Non-uniform airflow models for peaked, levelled and cored grain mass configurations in a maize silo were developed using the finite volume method. Airflow resistance due to porous media of grain material was implemented using Ergun’s equation. The linear porosity variation was implemented with low porosity at the centre and maximum at the side. Non-uniform airflow distribution for natural air drying with an airflow rate of 1.1 m3 min−1 t−1 was validated with experimental data using maize in grain bins with storage capacities of 180.0–450.0 Mt. Air velocity was predicted with reasonable accuracy for cored, levelled and peaked grain mass configurations having porosities ranging from 0.34 in the core to 0.38 towards the silo wall. Incorporation of variable porosities into the model improved the air velocity prediction.
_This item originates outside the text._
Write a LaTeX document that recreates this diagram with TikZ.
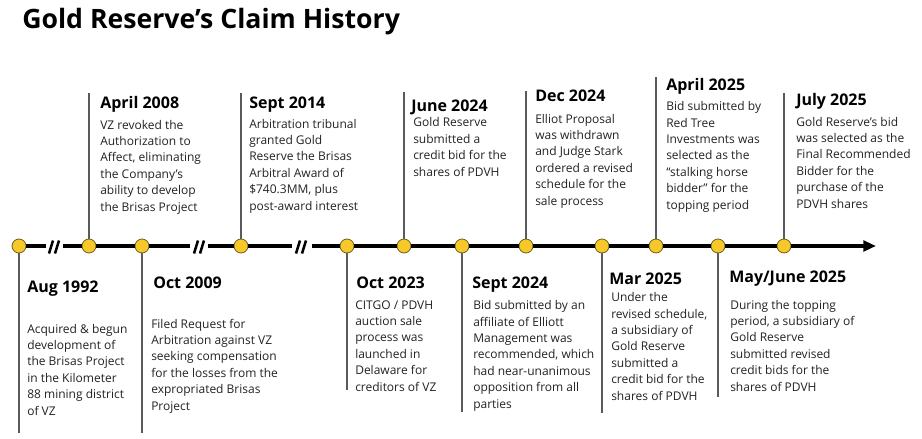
\documentclass[tikz,border=0pt]{standalone}
\usepackage{fontspec}
\setmainfont{Open Sans}
\usetikzlibrary{arrows.meta}
\definecolor{gold}{HTML}{F6C829}
\definecolor{ring}{HTML}{6E5E1E}
\definecolor{stemc}{HTML}{5A5A5A}
\definecolor{ink}{HTML}{222222}
\begin{document}
\begin{tikzpicture}[x=0.75pt,y=-0.75pt,
  dot/.style={circle,fill=gold,draw=ring,line width=0.6pt,minimum size=10.5pt,inner sep=0pt},
  axis/.style={line width=2.6pt,black},
  stemline/.style={draw=stemc,line width=0.9pt},
  slash/.style={line width=1.9pt,black},
  head/.style={font=\bfseries\fontsize{12}{14}\selectfont,anchor=base west,inner sep=0pt,text=black},
  body/.style={font=\fontsize{9}{12.3}\selectfont,anchor=base west,align=left,inner sep=0pt,text=ink}]
\useasboundingbox (0,0) rectangle (922,439);

% title
\node[font=\bfseries\fontsize{20}{24}\selectfont,anchor=base west,inner sep=0pt] (title) at (22,28) {Gold Reserve’s Claim History};

% milestones
\node[dot] (c1) at (19,246) {};
\node[dot] (c2) at (89,246) {};
\node[dot] (c3) at (142,246) {};
\node[dot] (c4) at (241,246) {};
\node[dot] (c5) at (347,246) {};
\node[dot] (c6) at (404,246) {};
\node[dot] (c7) at (462,246) {};
\node[dot] (c8) at (526,246) {};
\node[dot] (c9) at (602,246) {};
\node[dot] (c10) at (656,246) {};
\node[dot] (c11) at (718,246) {};
\node[dot] (c12) at (784,246) {};

% break ends and arrow tip
\coordinate (a1) at (46,246);  \coordinate (b1) at (63,246);
\coordinate (a2) at (190,246); \coordinate (b2) at (208,246);
\coordinate (a3) at (292,246); \coordinate (b3) at (312,246);
\coordinate (tip) at (876,246);

% axis
\draw[axis] (c1) -- (a1);
\draw[axis] (b1) -- (c2);
\draw[axis] (c2) -- (c3);
\draw[axis] (c3) -- (a2);
\draw[axis] (b2) -- (c4);
\draw[axis] (c4) -- (a3);
\draw[axis] (b3) -- (c5);
\draw[axis] (c5) -- (c6);
\draw[axis] (c6) -- (c7);
\draw[axis] (c7) -- (c8);
\draw[axis] (c8) -- (c9);
\draw[axis] (c9) -- (c10);
\draw[axis] (c10) -- (c11);
\draw[axis] (c11) -- (c12);
\draw[axis,-{Triangle[length=9.5pt,width=8pt]}] (c12) -- (tip);

% break marks
\foreach \x in {49,194,296}{
  \draw[slash] (\x,253.5) -- (\x+4,240.5);
  \draw[slash] (\x+6,253.5) -- (\x+10,240.5);
}

% stems
\coordinate (t2) at (89,93);
\coordinate (t4) at (241,93);
\coordinate (t6) at (404,92);
\coordinate (t8) at (526,91);
\coordinate (t10) at (656,77);
\coordinate (t12) at (784,93);
\coordinate (s1) at (19,433);
\coordinate (s3) at (142,433);
\coordinate (s5) at (347,390);
\coordinate (s7) at (462,412);
\coordinate (s9) at (602,413);
\coordinate (s11) at (718,397);
\draw[stemline] (c2) -- (t2);
\draw[stemline] (c4) -- (t4);
\draw[stemline] (c6) -- (t6);
\draw[stemline] (c8) -- (t8);
\draw[stemline] (c10) -- (t10);
\draw[stemline] (c12) -- (t12);
\draw[stemline] (c1) -- (s1);
\draw[stemline] (c3) -- (s3);
\draw[stemline] (c5) -- (s5);
\draw[stemline] (c7) -- (s7);
\draw[stemline] (c9) -- (s9);
\draw[stemline] (c11) -- (s11);

% headings
\node[head] (h1) at (27,292) {Aug 1992};
\node[head] (h2) at (100,108) {April 2008};
\node[head] (h3) at (153,288) {Oct 2009};
\node[head] (h4) at (249,108) {Sept 2014};
\node[head] (h5) at (356,288) {Oct 2023};
\node[head] (h6) at (411,111) {June 2024};
\node[head] (h7) at (472,288) {Sept 2024};
\node[head] (h8) at (535,101) {Dec 2024};
\node[head] (h9) at (609,284) {Mar 2025};
\node[head] (h10) at (666,90) {April 2025};
\node[head] (h11) at (729,282) {May/June 2025};
\node[head] (h12) at (796,105) {July 2025};

% bodies (anchored at the baseline of the last line)
\node[body] (d1) at (27,415) {Acquired \& begun\\development of\\the Brisas Project\\in the Kilometer\\88 mining district\\of VZ};
\node[body] (d2) at (100,211) {VZ revoked the\\Authorization to\\Affect, eliminating\\the Company’s\\ability to develop\\the Brisas Project};
\node[body] (d3) at (151,410) {Filed Request for\\Arbitration against VZ\\seeking compensation\\for the losses from the\\expropriated Brisas\\Project};
\node[body] (d4) at (249,210) {Arbitration tribunal\\granted Gold\\Reserve the Brisas\\Arbitral Award of\\\$740.3MM, plus\\post-award interest};
\node[body] (d5) at (355,391) {CITGO / PDVH\\auction sale\\process was\\launched in\\Delaware for\\creditors of VZ};
\node[body] (d6) at (413,176) {Gold Reserve\\submitted a\\credit bid for the\\shares of PDVH};
\node[body] (d7) at (473,408) {Bid submitted by an\\affiliate of Elliott\\Management was\\recommended, which\\had near-unanimous\\opposition from all\\parties};
\node[body] (d8) at (535,205) {Elliot Proposal\\was withdrawn\\and Judge Stark\\ordered a revised\\schedule for the\\sale process};
\node[body] (d9) at (611,400) {Under the\\revised schedule,\\a subsidiary of\\Gold Reserve\\submitted a\\credit bid for the\\shares of PDVH};
\node[body] (d10) at (666,209) {Bid submitted by\\Red Tree\\Investments was\\selected as the\\“stalking horse\\bidder” for the\\topping period};
\node[body] (d11) at (730,391) {During the topping\\period, a subsidiary of\\Gold Reserve\\submitted revised\\credit bids for the\\shares of PDVH};
\node[body] (d12) at (796,208) {Gold Reserve’s bid\\was selected as the\\Final Recommended\\Bidder for the\\purchase of the\\PDVH shares};
\end{tikzpicture}
\end{document}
For the cored grain mass and variable porosity (0.34–0.38), the error was 4.4% at the centre and 23.1% at the periphery.

► Models developed for cored, levelled and peaked configurations in a maize silo. ► The linear porosity variation was implemented. ► Non-uniform airflow distribution was validated with experimental data. ► The variable porosity (0.34–0.38) scenarios were predicted with reasonable accuracy.